Ethics is needed not only to develop worthwhile values, but even for the pursuit of purely factual knowledge. To obtain true knowledge of any kind, we have to observe accurately, report honestly, make an intellectual effort, be realistic, be open-minded, be courageous, and so forth. Methodology is impossible without appeal to many ethical imperatives of this sort. And of course, ethics in a broader sense also serves to build within us the mental health necessary to knowledge. In this context, the value of meditation should be stressed: it calms the mind and ensures its most efficient working. Also, the social and political offshoot of ethics, jurisprudence, serves to ensure optimum conditions around us for knowledge. Without freedom of thought and speech, for instances, we obviously cannot hope to attain and pass on true knowledge. Again, a society where no one cares for his fellows, or worse still where violence is widespread, is obviously not conducive to education.
Last but not least is spirituality, which consists in awareness that we humans are not merely bodies with minds, but moreover spirits or souls – i.e. that we have a dimension of being that transcends the material living organism with some mental capabilities that we seem to be or inhabit at first sight. Such awareness is needed to take into consideration facts relating to consciousness, volition and valuation. Many scientists doggedly refuse to take these facts into consideration, out of fear of spirituality. This is understandable in view of the fact that religions have often misled mankind, by dogmatically denying material facts. But there is no wisdom in throwing out the baby with the bath-water. Human spirituality is also a fact – to ignore it and opt for a narrow materialistic viewpoint is to condemn ourselves to another sort of stupidity. Open-mindedness on both sides is essential to true cognition.
Deuteronomy 13:2-4 and 18:21-22 contain two extremely important principles of inductive logic. I drew attention to these two passages of the Torah and explicated them in detail, years ago in my Judaic Logic (chapter 2.2). The first passage clarifies the positive aspect of adduction, viz. that a thesis which makes a correct prediction regarding certain empirical events is thereby confirmed – although this does not mean that it is proven: it is only made more probable than it previously was. The second passage clarifies the negative aspect of adduction, viz. that a thesis which makes a wrong prediction regarding certain empirical events is thereby disproved – and not merely undermined, i.e. not just made less probable than it previously was. These are, to repeat, two crucial logical principles.
I’d like to add here a few remarks concerning the form of reasoning called, in Latin, post hoc ergo propter hoc (meaning, in English, ‘after this, therefore because of this’). Aristotle drew attention to such reasoning as fallacious, in his Rhetoric (2:24.7): it “consists in representing as causes things which are not causes, on the ground that they happened along with or before the event in question.

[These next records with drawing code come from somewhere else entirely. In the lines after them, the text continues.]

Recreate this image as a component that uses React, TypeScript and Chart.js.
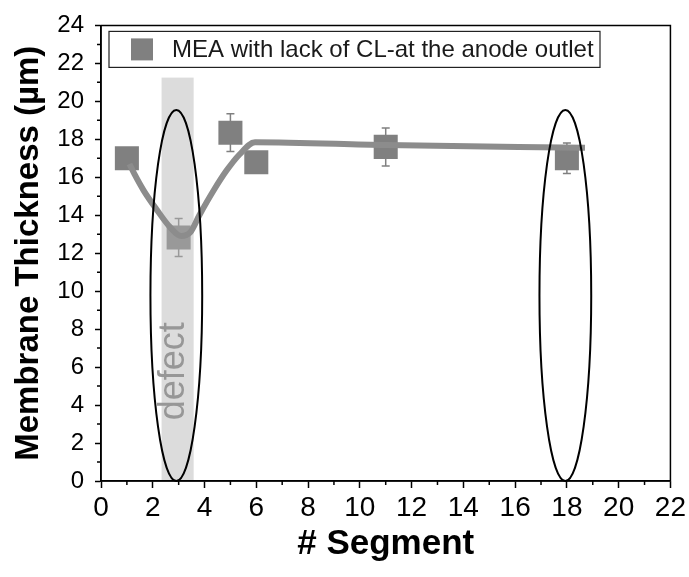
import React, { useEffect, useRef } from "react";
import { Chart, registerables } from "chart.js";

Chart.register(...registerables);

// ---- data ----
const segments = [1, 3, 5, 6, 11, 18];
const thickness = [17.0, 12.83, 18.35, 16.79, 17.6, 17.0];
const thicknessErr = [0.3, 1.0, 0.99, 0.3, 1.0, 0.8];
const fitX = [1.1, 1.3, 1.65, 2.15, 2.65, 3.1, 3.45, 3.8, 4.35, 4.85, 5.35, 5.95, 11, 18.7];
const fitY = [16.7, 16.15, 15.3, 14.3, 13.4, 12.9, 13.1, 14.0, 15.3, 16.35, 17.2, 17.85, 17.7, 17.55];
const seriesLabel = "MEA with lack of CL-at the anode outlet";
const xTitle = "# Segment";
const yTitle = "Membrane Thickness (µm)";
const defectLabel = "defect";
const defectRange = [2.34, 3.58];
const defectTop = 21.25;
const ellipseCenters = [2.91, 17.94];
const ellipseTop = 19.55;
const ellipseHalfWidth = 1.0;

const FONT = "'Liberation Sans', Arial, Helvetica, sans-serif";
const MARKER = "#808080";

const decorPlugin = {
  id: "decor",
  beforeDatasetDraw(chart: any, args: any) {
    if (args.index !== 0) return;
    const { ctx } = chart;
    const xs = chart.scales.x;
    const ys = chart.scales.y;
    ctx.save();
    ctx.strokeStyle = MARKER;
    ctx.lineWidth = 1.5;
    segments.forEach((s, i) => {
      const e = thicknessErr[i];
      if (!e) return;
      const px = xs.getPixelForValue(s);
      const yTop = ys.getPixelForValue(thickness[i] + e);
      const yBot = ys.getPixelForValue(thickness[i] - e);
      ctx.beginPath();
      ctx.moveTo(px, yTop);
      ctx.lineTo(px, yBot);
      ctx.moveTo(px - 4, yTop);
      ctx.lineTo(px + 4, yTop);
      ctx.moveTo(px - 4, yBot);
      ctx.lineTo(px + 4, yBot);
      ctx.stroke();
    });
    ctx.restore();
  },
  afterDatasetDraw(chart: any, args: any) {
    if (args.index !== 0) return;
    const { ctx, chartArea } = chart;
    const xs = chart.scales.x;
    const ys = chart.scales.y;
    const x0 = xs.getPixelForValue(defectRange[0]);
    const x1 = xs.getPixelForValue(defectRange[1]);
    const yT = ys.getPixelForValue(defectTop);
    ctx.save();
    ctx.fillStyle = "rgba(181,181,181,0.47)";
    ctx.fillRect(x0, yT, x1 - x0, chartArea.bottom - 1 - yT);
    ctx.restore();
  },
  afterDatasetsDraw(chart: any) {
    const { ctx, chartArea } = chart;
    const xs = chart.scales.x;
    const ys = chart.scales.y;
    ctx.save();
    // defect label
    const tx = xs.getPixelForValue(3.22);
    const ty = ys.getPixelForValue(5.78);
    ctx.translate(tx, ty);
    ctx.rotate(-Math.PI / 2);
    ctx.font = `36px ${FONT}`;
    ctx.fillStyle = "#979797";
    ctx.textAlign = "center";
    ctx.textBaseline = "alphabetic";
    ctx.fillText(defectLabel, 0, 0);
    ctx.restore();

    // ellipses
    ctx.save();
    ctx.strokeStyle = "#000";
    ctx.lineWidth = 2;
    ellipseCenters.forEach((c) => {
      const cx = xs.getPixelForValue(c);
      const rx = xs.getPixelForValue(c + ellipseHalfWidth) - cx;
      const yTop = ys.getPixelForValue(ellipseTop);
      const yBot = ys.getPixelForValue(0);
      const cy = (yTop + yBot) / 2;
      const ry = (yBot - yTop) / 2;
      ctx.beginPath();
      ctx.ellipse(cx, cy, rx, ry, 0, 0, Math.PI * 2);
      ctx.stroke();
    });
    ctx.restore();

    // legend box
    ctx.save();
    const lx = chartArea.left + 8;
    const ly = chartArea.top + 6;
    const lw = 491;
    const lh = 36;
    ctx.fillStyle = "#fff";
    ctx.fillRect(lx, ly, lw, lh);
    ctx.strokeStyle = "#222";
    ctx.lineWidth = 1.2;
    ctx.strokeRect(lx, ly, lw, lh);
    ctx.fillStyle = MARKER;
    ctx.fillRect(lx + 22, ly + 7, 22, 22);
    ctx.fillStyle = "#1a1a1a";
    ctx.font = `24px ${FONT}`;
    ctx.textBaseline = "middle";
    ctx.textAlign = "left";
    ctx.fillText(seriesLabel, lx + 63, ly + lh / 2 + 1);
    ctx.restore();
  },
  afterDraw(chart: any) {
    const { ctx, chartArea } = chart;
    const xs = chart.scales.x;
    const ys = chart.scales.y;
    ctx.save();
    ctx.strokeStyle = "#000";
    ctx.lineWidth = 1.5;
    // minor ticks
    ctx.beginPath();
    for (let v = 1; v < 22; v += 2) {
      const px = xs.getPixelForValue(v);
      ctx.moveTo(px, chartArea.bottom);
      ctx.lineTo(px, chartArea.bottom + 4);
    }
    for (let v = 1; v < 24; v += 2) {
      const py = ys.getPixelForValue(v);
      ctx.moveTo(chartArea.left - 4, py);
      ctx.lineTo(chartArea.left, py);
    }
    ctx.stroke();
    // frame
    ctx.beginPath();
    ctx.moveTo(chartArea.left, chartArea.top);
    ctx.lineTo(chartArea.right, chartArea.top);
    ctx.lineTo(chartArea.right, chartArea.bottom);
    ctx.lineTo(chartArea.left, chartArea.bottom);
    ctx.closePath();
    ctx.stroke();
    ctx.restore();
  },
};

export default function App() {
  const ref = useRef<HTMLCanvasElement | null>(null);
  useEffect(() => {
    if (!ref.current) return;
    const chart = new Chart(ref.current, {
      type: "scatter",
      data: {
        datasets: [
          {
            type: "scatter",
            label: seriesLabel,
            data: segments.map((s, i) => ({ x: s, y: thickness[i] })),
            pointStyle: "rect",
            pointRadius: 17,
            pointHoverRadius: 17,
            backgroundColor: MARKER,
            borderWidth: 0,
            order: 2,
          } as any,
          {
            type: "line",
            label: "fit",
            data: fitX.map((x, i) => ({ x, y: fitY[i] })),
            borderColor: "#8c8c8c",
            borderWidth: 6,
            pointRadius: 0,
            cubicInterpolationMode: "monotone",
            fill: false,
            order: 1,
          } as any,
        ],
      },
      options: {
        responsive: false,
        animation: false,
        devicePixelRatio: 1,
        layout: { padding: { top: 20, right: 17, left: 0, bottom: 0 } },
        plugins: {
          legend: { display: false },
          tooltip: { enabled: false },
        },
        scales: {
          x: {
            type: "linear",
            min: 0,
            max: 22,
            afterFit: (s: any) => {
              s.height = 96;
            },
            ticks: {
              stepSize: 2,
              color: "#000",
              padding: 3,
              font: { family: FONT, size: 28 },
              maxRotation: 0,
            },
            grid: {
              drawOnChartArea: false,
              drawTicks: true,
              tickLength: 7,
              tickColor: "#000",
              tickWidth: 1.5,
            },
            border: { color: "#000", width: 1.5 },
            title: {
              display: true,
              text: xTitle,
              color: "#000",
              font: { family: FONT, size: 35, weight: "bold" },
              padding: { top: 0, bottom: 12 },
            },
          },
          y: {
            type: "linear",
            min: 0,
            max: 24,
            afterFit: (s: any) => {
              s.width = 101;
            },
            ticks: {
              stepSize: 2,
              color: "#000",
              padding: 11,
              font: { family: FONT, size: 24 },
            },
            grid: {
              drawOnChartArea: false,
              drawTicks: true,
              tickLength: 6,
              tickColor: "#000",
              tickWidth: 1.5,
            },
            border: { color: "#000", width: 1.5 },
            title: {
              display: true,
              text: yTitle,
              color: "#000",
              font: { family: FONT, size: 33, weight: "bold" },
              padding: { top: 9, bottom: 0 },
            },
          },
        },
      } as any,
      plugins: [decorPlugin],
    });
    return () => chart.destroy();
  }, []);
  return (
    <div style={{ position: "fixed", left: 0, top: 0, width: 689, height: 577, background: "#fff" }}>
      <canvas ref={ref} width={689} height={577} style={{ width: 689, height: 577 }} />
    </div>
  );
}
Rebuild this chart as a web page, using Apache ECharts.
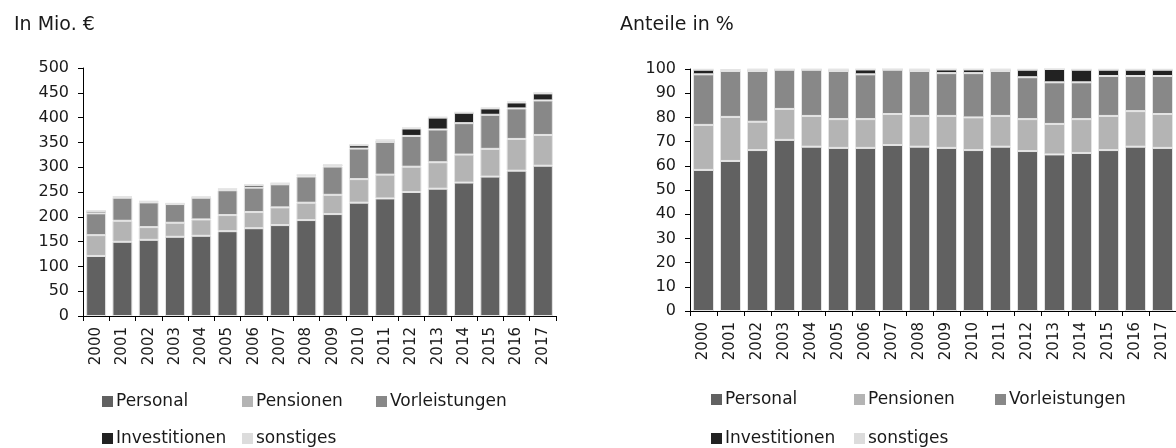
<!DOCTYPE html>
<html>
<head>
<meta charset="utf-8">
<script src="https://cdn.jsdelivr.net/npm/echarts@6/dist/echarts.min.js"></script>
<style>
    html, body { margin: 0; padding: 0; background: #fff; }
    #chart { width: 1176px; height: 448px; }
</style>
</head>
<body>
<div id="chart"></div>
<script>
var jahre = ['2000', '2001', '2002', '2003', '2004', '2005', '2006', '2007', '2008',
    '2009', '2010', '2011', '2012', '2013', '2014', '2015', '2016', '2017'];

// In Mio. €
var personal = [121, 149.6, 153.6, 159.7, 161.7, 171, 177, 183.3, 193.4, 205.5, 228.5, 237, 250, 256.7, 269, 281, 293, 303];
var pensionen = [42, 42.4, 25.6, 28.3, 33, 32.5, 32.6, 35.7, 35, 38.8, 47.5, 48, 51, 53.3, 56.5, 56, 64, 62];
var vorleistungen = [44, 46.5, 49.8, 37.7, 43.8, 50, 49.2, 46.5, 52.8, 57, 61.6, 66, 62, 66, 63.3, 68.7, 61.5, 69.6];
var investitionen = [4.5, 1.5, 1.5, 0.5, 1, 2, 5, 1.5, 2.5, 3, 6.7, 3, 15, 24, 21, 12.8, 12, 14.2];
var sonstiges = [1.5, 1.5, 1.5, 1.5, 1.5, 1.5, 1.5, 1.5, 1.5, 1.5, 2, 2, 2, 1.5, 1.5, 1.5, 2, 2];

// Anteile in %
var anteilPersonal = [58.3, 62.0, 66.5, 70.7, 67.9, 67.4, 67.4, 68.6, 67.9, 67.4, 66.5, 67.9, 66.1, 64.7, 65.3, 66.5, 67.9, 67.4];
var anteilPensionen = [18.6, 18.2, 11.7, 12.8, 12.7, 11.9, 11.9, 12.8, 12.7, 13.2, 13.5, 12.7, 13.2, 12.6, 14.0, 14.1, 14.7, 14.0];
var anteilVorleistungen = [20.9, 19.0, 21.0, 16.2, 19.1, 19.9, 18.5, 18.3, 18.6, 17.7, 18.3, 18.6, 17.3, 17.2, 15.2, 16.5, 14.5, 15.7];
var anteilInvestitionen = [1.9, 0.4, 0.6, 0.1, 0.1, 0.6, 2.0, 0.2, 0.6, 1.5, 1.5, 0.6, 3.1, 5.5, 5.2, 2.6, 2.6, 2.6];
var anteilSonstiges = [0.3, 0.4, 0.2, 0.2, 0.2, 0.2, 0.2, 0.1, 0.2, 0.2, 0.2, 0.2, 0.3, 0.0, 0.3, 0.3, 0.3, 0.3];

var namen = ['Personal', 'Pensionen', 'Vorleistungen', 'Investitionen', 'sonstiges'];
var farben = ['#616161', '#b4b4b4', '#888888', '#222222', '#dcdcdc'];
var schrift = 'DejaVu Sans';
var textFarbe = '#1a1a1a';

function xAchse(index) {
    return {
        type: 'category',
        gridIndex: index,
        data: jahre,
        axisLine: { lineStyle: { color: '#000', width: 1 } },
        axisTick: { show: true, length: 5, interval: 0, lineStyle: { color: '#000' } },
        axisLabel: {
            interval: 0,
            rotate: 90,
            margin: 11,
            color: textFarbe,
            fontFamily: schrift,
            fontSize: 15
        }
    };
}

function yAchse(index, max, step) {
    return {
        type: 'value',
        gridIndex: index,
        min: 0,
        max: max,
        interval: step,
        splitLine: { show: false },
        axisLine: { show: true, lineStyle: { color: '#000', width: 1 } },
        axisTick: { show: true, length: 5, lineStyle: { color: '#000' } },
        axisLabel: {
            margin: 14,
            color: textFarbe,
            fontFamily: schrift,
            fontSize: 16
        }
    };
}

function reihe(name, farbe, werte, index, gap) {
    return {
        name: name,
        type: 'bar',
        stack: 'stapel' + index,
        xAxisIndex: index,
        yAxisIndex: index,
        barCategoryGap: gap,
        data: werte,
        itemStyle: { color: farbe, borderColor: '#e4e4e4', borderWidth: 1 },
        emphasis: { disabled: true }
    };
}

function legende(name, left, top) {
    return {
        data: [name],
        left: left,
        top: top,
        padding: 0,
        icon: 'rect',
        itemWidth: 11,
        itemHeight: 11,
        selectedMode: false,
        itemStyle: { borderWidth: 0 },
        textStyle: { color: textFarbe, fontFamily: schrift, fontSize: 17, padding: [0, 0, 0, -2] }
    };
}

var myChart = echarts.init(document.getElementById('chart'));
var option = {
    animation: false,
    backgroundColor: '#fff',
    title: [
        { text: 'In Mio. €', left: 9, top: 11, textStyle: { color: textFarbe, fontFamily: schrift, fontSize: 19, fontWeight: 'normal' } },
        { text: 'Anteile in %', left: 615, top: 11, textStyle: { color: textFarbe, fontFamily: schrift, fontSize: 19, fontWeight: 'normal' } }
    ],
    grid: [
        { left: 83, top: 68, width: 473, height: 248 },
        { left: 690, top: 69, width: 493, height: 242 }
    ],
    legend: [
        legende('Personal', 102, 393),
        legende('Pensionen', 242, 393),
        legende('Vorleistungen', 376, 393),
        legende('Investitionen', 102, 430),
        legende('sonstiges', 242, 430),
        legende('Personal', 711, 391),
        legende('Pensionen', 854, 391),
        legende('Vorleistungen', 995, 391),
        legende('Investitionen', 711, 430),
        legende('sonstiges', 854, 430)
    ],
    xAxis: [xAchse(0), xAchse(1)],
    yAxis: [yAchse(0, 500, 50), yAchse(1, 100, 10)],
    series: [
        reihe(namen[0], farben[0], personal, 0, '24%'),
        reihe(namen[1], farben[1], pensionen, 0, '24%'),
        reihe(namen[2], farben[2], vorleistungen, 0, '24%'),
        reihe(namen[3], farben[3], investitionen, 0, '24%'),
        reihe(namen[4], farben[4], sonstiges, 0, '24%'),
        reihe(namen[0], farben[0], anteilPersonal, 1, '22%'),
        reihe(namen[1], farben[1], anteilPensionen, 1, '22%'),
        reihe(namen[2], farben[2], anteilVorleistungen, 1, '22%'),
        reihe(namen[3], farben[3], anteilInvestitionen, 1, '22%'),
        reihe(namen[4], farben[4], anteilSonstiges, 1, '22%')
    ]
};
myChart.setOption(option);
</script>
</body>
</html>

They assume that, because B happens after A, it happens because of A.” With regard to Deut. 13:2-4, this means that reasoning from “a sign or wonder” that “comes to pass” to the authenticity of an alleged prophet, would be fallacious. However, it should be stressed that this severe judgment by Aristotle is made specifically with reference to deductive logic: we cannot deduce from B following A that B is caused by A.
However, from an inductive perspective, we might well and often do induce from B following A that B is caused by A. On this basis, popular confidence in a prophet is naturally encouraged by the accuracy of his predictions. Such reasoning can be justified by generalization, i.e. by assuming that since A is followed by B in this case, and maybe a few more similar individual instances, we may expect A to be followed by B in all cases, or all cases of a certain sort, which would indeed imply that A causes B, at least for cases of that sort. Such generalization may, of course, turn out to be wrong – and often enough does. But then, in those cases where it fails, we would simply particularize; i.e. we would retract the generalization. This is indeed the teaching of Deut. 18:21-22, according to which if what an alleged prophet’s prediction “follow not, nor come to pass,” then he may confidently be considered not to be a true prophet.
It should also be pointed out that there are two distinct areas of causality where reasoning post hoc ergo propter hoc might be used. One is causation and the other is volition. When by ‘cause’ we mean causation, then the argument from ‘after this’ to ‘because of this’ always relies on generalization, as above detailed. However, when by ‘cause’ we mean volition (i.e. acts of will), we rely on such generalization only in some situations; very often, we rather rely on introspection (and then, of course, generalize from there). The reason we have to do so is that volition, unlike causation, is inherently a form of causality that is not necessarily repetitive. To will something means to cause it, but we could equally have willed the opposite thing; this is the meaning of ‘freedom of the will’. Every act of will is individual, rather than the product of a law of nature as in causation. Therefore, in volition, the notion that “like causes have like effects” does not always hold.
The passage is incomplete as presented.